**The data**

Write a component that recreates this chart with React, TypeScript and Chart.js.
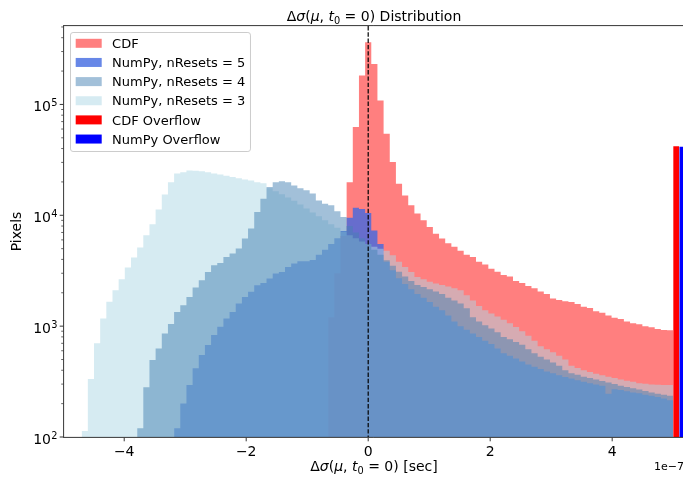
import React, { useEffect, useRef } from "react";
import { Chart, registerables } from "chart.js";

Chart.register(...registerables);

// Histogram binning (x in units of 1e-7 s): 99 equal bins on [-5, 5]
const BIN_LOW = -5;
const BIN_HIGH = 5;
const BIN_COUNT = 99;

// CDF counts, starting at bin index cdfFirstBin
const cdfFirstBin = 43;
const cdfCounts = [
  1200, 3000, 6500,
  19900, 62500, 182000, 364000, 232000, 108700, 54400, 30200, 19300, 15100,
  12300, 10400, 9000, 7840, 6800, 6170, 5600, 5200, 4800, 4400,
  4200, 3800, 3600, 3300, 3100, 2900, 2800, 2550, 2450, 2300,
  2200, 2050, 1950, 1780, 1720, 1680, 1650, 1580, 1500, 1460,
  1360, 1320, 1250, 1190, 1160, 1100, 1060, 1040, 1000, 975,
  940, 925, 920,
];

// NumPy, nResets = 5
const n5FirstBin = 18;
const n5Counts = [
  120, 201, 294, 416, 548, 675, 830, 986, 1170, 1345,
  1600, 1836, 2040, 2340, 2450, 2690, 2990, 3080, 3420, 3670,
  3850, 3850, 3950, 4400, 4900, 5500, 6200, 7200, 9500, 11700,
  11400, 10500, 7300, 5500, 3800, 3200, 2700, 2400, 2150, 1950,
  1800, 1650, 1500, 1390, 1250, 1100, 1000, 930, 860, 800,
  740, 690, 630, 570, 540, 510, 480, 450, 430, 410,
  390, 375, 360, 348, 337, 325, 315, 305, 298, 290,
  245, 270, 265, 258, 252, 248, 240, 236, 230, 222,
  215,
];

// NumPy, nResets = 4
const n4FirstBin = 12;
const n4Counts = [
  120, 281, 494, 630, 859, 1043, 1345, 1546, 1836, 2230,
  2600, 3080, 3550, 3720, 4210, 4520, 5020, 6170, 7590, 10700,
  14100, 18000, 19900, 20300, 19900, 18600, 17500, 16800, 15700, 13600,
  12700, 12300, 10900, 9650, 8000, 7000, 6200, 5500, 4900, 4400,
  3940, 3500, 3100, 2800, 2550, 2350, 2250, 2150, 2050, 1950,
  1800, 1700, 1600, 1450, 1200, 1100, 1020, 950, 880, 800,
  760, 720, 680, 620, 570, 530, 500, 470, 440, 400,
  376, 365, 350, 340, 330, 320, 310, 300, 290, 282,
  275, 268, 260, 252, 245, 240, 235,
];

// NumPy, nResets = 3
const n3FirstBin = 3;
const n3Counts = [
  113, 333, 700, 1170, 1660, 2110, 2650, 3380, 4160, 5120,
  6600, 8300, 11250, 15400, 19900, 23800, 24400, 25400, 25200, 24900,
  24400, 23800, 23300, 22700, 22200, 21600, 21000, 20600, 19900, 19500,
  17500, 16500, 15500, 14500, 13500, 12500, 11500, 10600, 9800, 9000,
  8300, 7700, 7100, 6600, 6200, 5800, 5500, 5200, 5000, 4800,
  4360, 3800, 3420, 3080, 2780, 2650, 2520, 2420, 2350, 2280,
  2200, 2110, 1900, 1700, 1520, 1390, 1300, 1220, 1140, 1060,
  980, 900, 820, 740, 660, 620, 580, 540, 500, 440,
  420, 400, 385, 372, 360, 350, 340, 330, 322, 315,
  306, 302, 298, 296, 294, 294,
];

// Overflow bins
const overflowCdfRange = [5.0, 5.1];
const overflowCdfCount = 42000;
const overflowNumPyRange = [5.1, 5.2];
const overflowNumPyCount = 41500;

// Axes
const X_MIN = -4.987;
const X_MAX = 5.161;
const Y_MIN = 100;
const Y_MAX = 5.1e5;
const xTickValues = [-4, -2, 0, 2, 4];
const xTickLabels = ["\u22124", "\u22122", "0", "2", "4"];
const yMajorExponents = [2, 3, 4, 5];

const COLORS = {
  cdf: "rgba(255, 0, 0, 0.5)",
  n5: "rgba(65, 105, 225, 0.8)",
  n4: "rgba(70, 130, 180, 0.5)",
  n3: "rgba(173, 216, 230, 0.5)",
  cdfOverflow: "rgb(255, 0, 0)",
  numpyOverflow: "rgb(0, 0, 255)",
};

const legendItems = [
  { label: "CDF", color: COLORS.cdf },
  { label: "NumPy, nResets = 5", color: COLORS.n5 },
  { label: "NumPy, nResets = 4", color: COLORS.n4 },
  { label: "NumPy, nResets = 3", color: COLORS.n3 },
  { label: "CDF Overflow", color: COLORS.cdfOverflow },
  { label: "NumPy Overflow", color: COLORS.numpyOverflow },
];

const FONT = "'DejaVu Sans', 'Liberation Sans', sans-serif";

const binEdge = (k: number) => BIN_LOW + ((BIN_HIGH - BIN_LOW) * k) / BIN_COUNT;

function histPoints(first: number, counts: number[]) {
  const pts = counts.map((c, i) => ({ x: binEdge(first + i), y: c }));
  pts.push({ x: binEdge(first + counts.length), y: counts[counts.length - 1] });
  return pts;
}

function barPoints(range: number[], count: number) {
  return [
    { x: range[0], y: count },
    { x: range[1], y: count },
  ];
}

type Part = [string, "n" | "i" | "s"];

function partFont(style: string, size: number) {
  if (style === "i") return `italic ${size}px ${FONT}`;
  if (style === "s") return `${size * 0.7}px ${FONT}`;
  return `${size}px ${FONT}`;
}

function drawMath(ctx: CanvasRenderingContext2D, parts: Part[], cx: number, baseline: number, size: number) {
  let total = 0;
  const widths: number[] = [];
  for (const [t, s] of parts) {
    ctx.font = partFont(s, size);
    const w = ctx.measureText(t).width;
    widths.push(w);
    total += w;
  }
  let x = cx - total / 2;
  ctx.textAlign = "left";
  ctx.textBaseline = "alphabetic";
  parts.forEach(([t, s], i) => {
    ctx.font = partFont(s, size);
    ctx.fillText(t, x, s === "s" ? baseline + size * 0.22 : baseline);
    x += widths[i];
  });
}

const mathHead: Part[] = [
  ["\u0394", "n"],
  ["\u03c3", "i"],
  ["(", "n"],
  ["\u03bc", "i"],
  [", ", "n"],
  ["t", "i"],
  ["0", "s"],
  [" = 0)", "n"],
];

const decorPlugin = {
  id: "decor",
  afterDraw(chart: any) {
    const { ctx, chartArea: a, scales } = chart;
    const xs = scales.x;
    const ys = scales.y;
    ctx.save();

    // dashed vertical line at x = 0
    const x0 = xs.getPixelForValue(0);
    ctx.strokeStyle = "#000";
    ctx.lineWidth = 1.2;
    ctx.setLineDash([4.4, 1.9]);
    ctx.beginPath();
    ctx.moveTo(x0, a.top);
    ctx.lineTo(x0, a.bottom);
    ctx.stroke();
    ctx.setLineDash([]);

    // spines
    ctx.lineWidth = 0.8;
    ctx.beginPath();
    ctx.moveTo(a.left - 0.4, a.top - 0.4);
    ctx.lineTo(a.left - 0.4, a.bottom + 0.4);
    ctx.moveTo(a.left - 0.8, a.bottom + 0.4);
    ctx.lineTo(a.right, a.bottom + 0.4);
    ctx.moveTo(a.left - 0.8, a.top - 0.4);
    ctx.lineTo(a.right, a.top - 0.4);
    ctx.stroke();

    // x ticks and labels
    ctx.fillStyle = "#000";
    xTickValues.forEach((v, i) => {
      const px = xs.getPixelForValue(v);
      ctx.lineWidth = 0.8;
      ctx.beginPath();
      ctx.moveTo(px, a.bottom + 0.8);
      ctx.lineTo(px, a.bottom + 4.3);
      ctx.stroke();
      ctx.font = `14px ${FONT}`;
      ctx.textAlign = "center";
      ctx.textBaseline = "alphabetic";
      ctx.fillText(xTickLabels[i], px, 456);
    });

    // y ticks (major + minor) and labels
    for (let e = 2; e <= 5; e++) {
      for (let m = 1; m <= 9; m++) {
        const v = m * Math.pow(10, e);
        if (v < Y_MIN || v > Y_MAX) continue;
        const py = ys.getPixelForValue(v);
        const len = m === 1 ? 3.5 : 2;
        ctx.lineWidth = m === 1 ? 0.8 : 0.6;
        ctx.beginPath();
        ctx.moveTo(a.left - 0.8, py);
        ctx.lineTo(a.left - 0.8 - len, py);
        ctx.stroke();
      }
    }
    yMajorExponents.forEach((e) => {
      const py = ys.getPixelForValue(Math.pow(10, e));
      ctx.font = `14px ${FONT}`;
      const wBase = ctx.measureText("10").width;
      ctx.font = `9.8px ${FONT}`;
      const wExp = ctx.measureText(String(e)).width;
      const right = 57.2;
      const x1 = right - wExp - wBase;
      ctx.textAlign = "left";
      ctx.font = `14px ${FONT}`;
      ctx.fillText("10", x1, py + 7);
      ctx.font = `9.8px ${FONT}`;
      ctx.fillText(String(e), x1 + wBase + 0.3, py + 1.5);
    });

    // axis labels and title
    drawMath(ctx, [...mathHead, [" [sec]", "n"]], (a.left + 684) / 2, 471, 14);
    drawMath(ctx, [...mathHead, [" Distribution", "n"]], (a.left + 684) / 2, 20.5, 14);

    ctx.save();
    ctx.translate(21, (a.top + a.bottom) / 2);
    ctx.rotate(-Math.PI / 2);
    ctx.font = `14px ${FONT}`;
    ctx.textAlign = "center";
    ctx.fillText("Pixels", 0, 0);
    ctx.restore();

    // offset text
    ctx.font = `11px ${FONT}`;
    ctx.textAlign = "right";
    ctx.fillText("1e\u22127", 684, 470);

    // legend
    const fs = 13;
    ctx.font = `${fs}px ${FONT}`;
    let maxW = 0;
    legendItems.forEach((it) => {
      maxW = Math.max(maxW, ctx.measureText(it.label).width);
    });
    const lx = a.left + 6.5;
    const ly = a.top + 6.5;
    const lw = 5.2 + 26 + 10.4 + maxW + 5.2;
    const pitch = 19.15;
    const lh = 119;
    const r = 2.6;
    ctx.beginPath();
    ctx.moveTo(lx + r, ly);
    ctx.lineTo(lx + lw - r, ly);
    ctx.arcTo(lx + lw, ly, lx + lw, ly + r, r);
    ctx.lineTo(lx + lw, ly + lh - r);
    ctx.arcTo(lx + lw, ly + lh, lx + lw - r, ly + lh, r);
    ctx.lineTo(lx + r, ly + lh);
    ctx.arcTo(lx, ly + lh, lx, ly + lh - r, r);
    ctx.lineTo(lx, ly + r);
    ctx.arcTo(lx, ly, lx + r, ly, r);
    ctx.closePath();
    ctx.fillStyle = "rgba(255,255,255,0.8)";
    ctx.fill();
    ctx.strokeStyle = "#cccccc";
    ctx.lineWidth = 1;
    ctx.stroke();
    legendItems.forEach((it, i) => {
      const cy = ly + 10.8 + i * pitch;
      ctx.fillStyle = it.color;
      ctx.fillRect(lx + 5.2, cy - 4.5, 26, 9);
      ctx.fillStyle = "#000";
      ctx.font = `${fs}px ${FONT}`;
      ctx.textAlign = "left";
      ctx.fillText(it.label, lx + 5.2 + 26 + 10.4, cy + 4.7);
    });

    ctx.restore();
  },
};

function histDataset(label: string, data: any[], color: string, order: number) {
  return {
    label,
    data,
    stepped: "before" as const,
    fill: "start",
    backgroundColor: color,
    borderColor: "rgba(0,0,0,0)",
    borderWidth: 0,
    pointRadius: 0,
    pointHoverRadius: 0,
    order,
  };
}

export default function App() {
  const ref = useRef<HTMLCanvasElement>(null);
  useEffect(() => {
    if (!ref.current) return;
    const chart = new Chart(ref.current, {
      type: "line",
      data: {
        datasets: [
          histDataset("CDF Overflow", barPoints(overflowCdfRange, overflowCdfCount), COLORS.cdfOverflow, 0),
          histDataset("NumPy Overflow", barPoints(overflowNumPyRange, overflowNumPyCount), COLORS.numpyOverflow, 0),
          histDataset("NumPy, nResets = 4", histPoints(n4FirstBin, n4Counts), COLORS.n4, 1),
          histDataset("NumPy, nResets = 3", histPoints(n3FirstBin, n3Counts), COLORS.n3, 2),
          histDataset("NumPy, nResets = 5", histPoints(n5FirstBin, n5Counts), COLORS.n5, 3),
          histDataset("CDF", histPoints(cdfFirstBin, cdfCounts), COLORS.cdf, 4),
        ] as any,
      },
      options: {
        animation: false,
        responsive: false,
        devicePixelRatio: 1,
        events: [],
        layout: { padding: { left: 64, top: 26, right: 0, bottom: 44 } },
        plugins: {
          legend: { display: false },
          tooltip: { enabled: false },
          title: { display: false },
        },
        scales: {
          x: { type: "linear", display: false, min: X_MIN, max: X_MAX },
          y: { type: "logarithmic", display: false, min: Y_MIN, max: Y_MAX },
        },
      } as any,
      plugins: [decorPlugin],
    });
    return () => chart.destroy();
  }, []);
  return (
    <div style={{ position: "fixed", left: 0, top: 0, width: 683, height: 481, background: "#fff" }}>
      <canvas ref={ref} width={683} height={481} style={{ display: "block", width: 683, height: 481 }} />
    </div>
  );
}
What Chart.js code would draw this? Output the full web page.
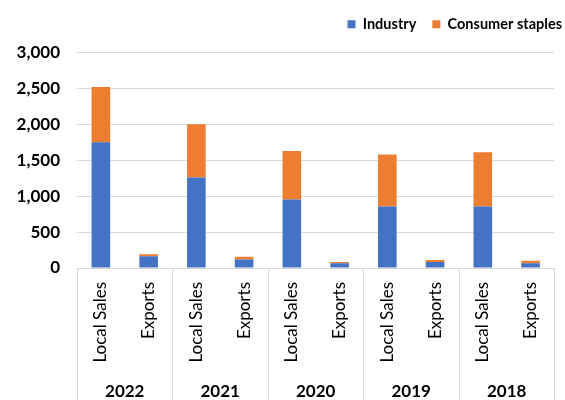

**What is expected**
In the records above, find the line containing "Chart.register(...registerables);" and output every line from the first through that one, exactly, omitting pictures.

**Written response**
Write a component that recreates this chart with React, TypeScript and Chart.js.
import React, { useEffect, useRef } from "react";
import { Chart, registerables } from "chart.js";

Chart.register(...registerables);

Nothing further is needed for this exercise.